In another photograph, a 21-year-old farmer who lost all his fingers in an accident curls three toes into a fist.

Such patients are back at work despite traumatic accidents thanks to microsurgical techniques that allow surgeons to draft toes in to do the work of fingers and thumbs, Dr. Kevin Chung of the University of Michigan in Ann Arbor said on Sunday.

He told reporters that few people knew such a swap of their own body parts was available. Yet, when attached properly, a big or middle toe can function just like a finger or a thumb.

"I have seen, repeatedly, patients who have been told there is nothing a physician can do for them," Chung told a meeting of science writers sponsored by the American Medical Association.

Yet he regularly -- he does not yet have a full count of patients -- takes a patient's big toe or second toe and uses it to replace a thumb.

"Fifty percent of the hand's function comes from the thumb," Chung said in an interview. People who have lost a thumb to an accident or surgery, or even those born without a thumb, can use their hands almost normally if one of their own toes is stitched into its place.

"I have a series of patients who have no fingers. I can make them a new thumb and two new fingers," he added.

Recent patients include a 30-year-old man who lost his thumb to cancer and a 10-year-old child whose thumbs were removed after a bacterial infection. Chung shows photographs of another patient using chopsticks and a third wielding a heavy soft drink bottle -- tasks impossible without a thumb.

"Hand function is essentially comparable to the other, normal hand in terms of grip strength, pinch and activity of daily living tasks ... although aesthetically it doesn't look the same," Chung said.

But interestingly, he said, both the patient, as well as family and friends, soon believe the transferred toe does look like a finger. "They start talking in terms of 'my finger is doing this, my finger is doing that'," Chung said.

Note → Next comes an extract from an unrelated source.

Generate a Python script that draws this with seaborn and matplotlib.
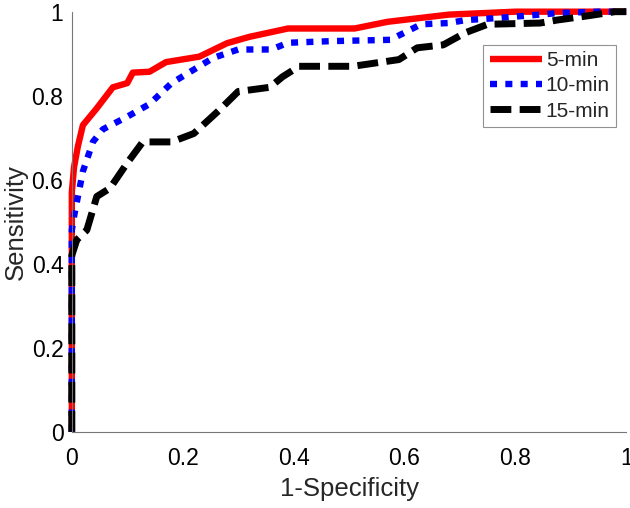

The surgery itself is tricky and requires training.

Using a microscope and tiny instruments, Chung stretches tissue covering the nerve, called the epineurium, across the gap between hand and the toe. He attaches epineurium from the two main nerves in the base of the missing finger to the corresponding nerves in the replacement toe.

He also connects blood vessels and two main tendons responsible for flexing and extending the digit. The surgery can take five hours on a "good" day and 12 hours if things go wrong, he said.

"But you have to stay there as long as it takes," Chung said. "What alternative do you have? You took somebody's toe off and you have got to stay through until it is a success."

Instead of using tiny surgical pins, Chung uses what he calls mini-plates to attach the bones of the new "finger" to the bones in the hand. This results in a more robust transplant, he said.

Then the nerves get to work growing together, a process that takes about a month.

"A nerve has the inherent ability, once it has been injured, to find the other end," Chung said. "It is amazing. It says 'I have got to find the other end'."

A lot of help is needed to make sure the tissues grow together properly, and the patient has to be ready to do the work, Chung added. "Not every patient is motivated enough to undergo the vigorous physical therapy process," he said.

Considerable manipulation of the hand and fingers is needed. Patients must undergo the exercises and massaging of the scars four or five times a day.

But if this all is done, almost anyone missing a finger is a candidate for the surgery. And unlike patients who have made headlines with hands transplanted from cadavers, no drugs are needed to prevent the body from rejecting the transplant, because it is the patients' own toe.

The patients all can walk and even run normally with minimal pain, he said. But some have what he calls "tremendous affinity" to their toes.

"I have seen 20-year-old kids who lost fingers and who are ideal candidates but they don't want to lose their toes," Chung said. "I can't believe it."